Billy is convinced he was acting justly, which doesn’t require confession, and more importantly a confession might possibly lead to the conviction of Hoffa and his new sidekick played by DeVito.
Billy’s response is surprising and unexpected.
He looks at the priest, breaths an expletive and then makes an unforgettable quote.
Never let down. Never let up. Never forget.
I don’t know if that really happened but I don’t doubt people have expressed that kind of devotion in the face of life and death situations. I also don’t doubt that Hoffa was able to elicit that kind of devotion.
But here is the point. Devotion is not always what you think.
Generally, we view devotion as an honorable thing and devoted people as committed, reliable and good. In fact, devotion is a popular topic in religious circles and the truly devoted are among the best religion has to offer.
But is that completely accurate? According to Hoffa, devotion can apply to less principled types.
Devotion has a moral sense that doesn’t fall within the boundaries of traditional thinking. People frequently commit themselves to causes, groups and ideologies that are questionable at best. It happens all the time.

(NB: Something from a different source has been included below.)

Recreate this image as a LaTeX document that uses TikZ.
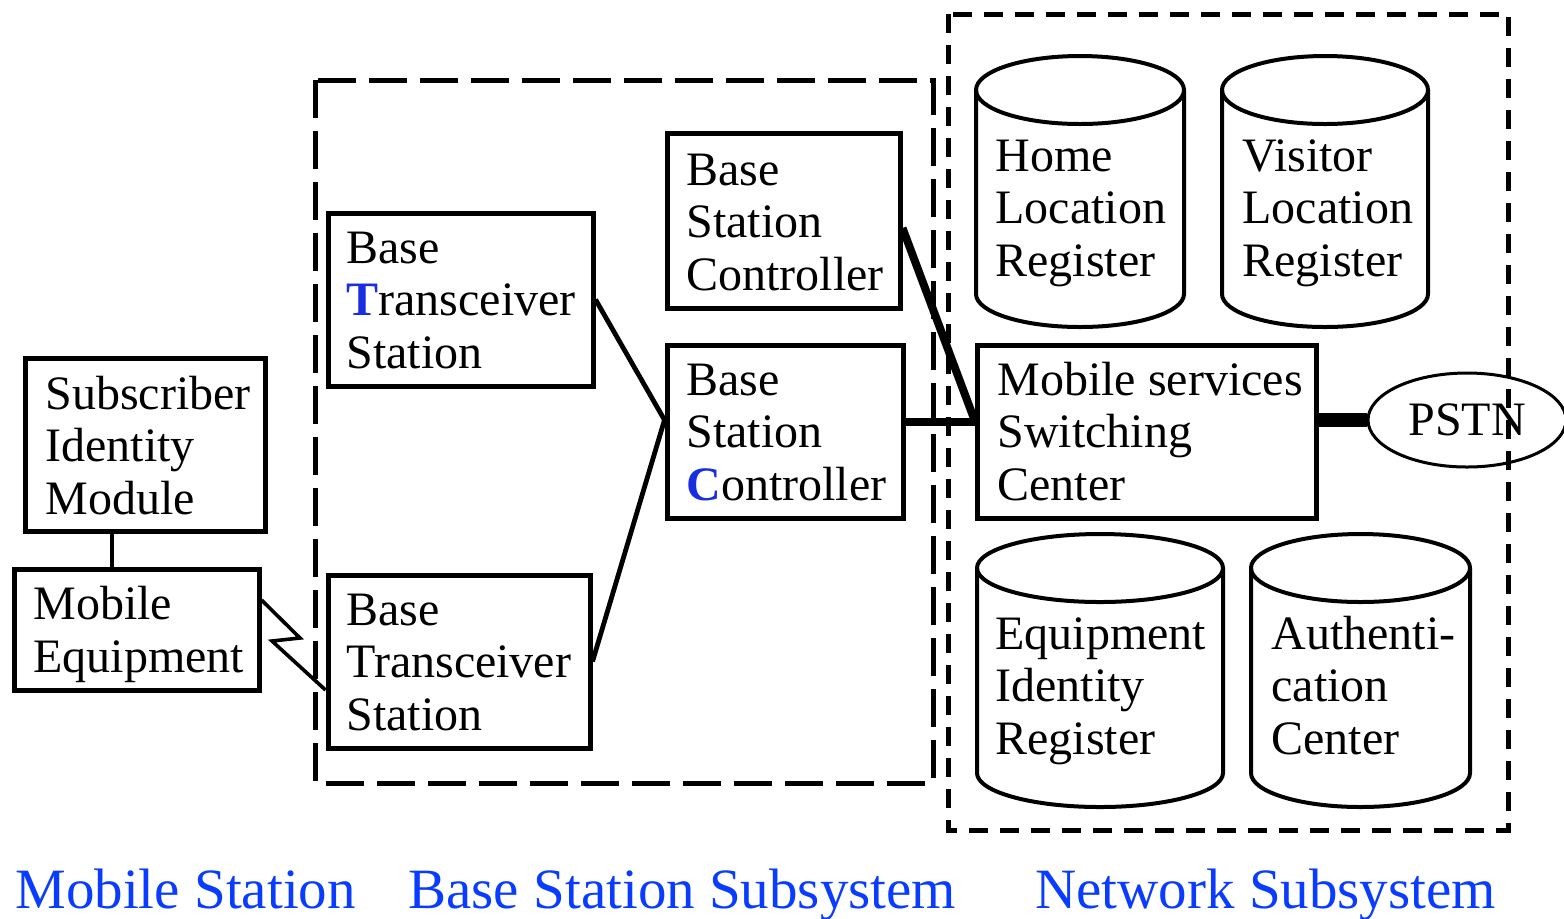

And once established, devotional connections are difficult to dislodge, regardless how right or wrong they may be. According to a Michigan study, devotion becomes more resolute in response to challenging facts. The followers of Hoffa didn’t let the law get in the way.
In reality, devotion is just devotion. It’s neither good nor bad, and it has many dimensions to consider. You find it everywhere, even among the unsavory.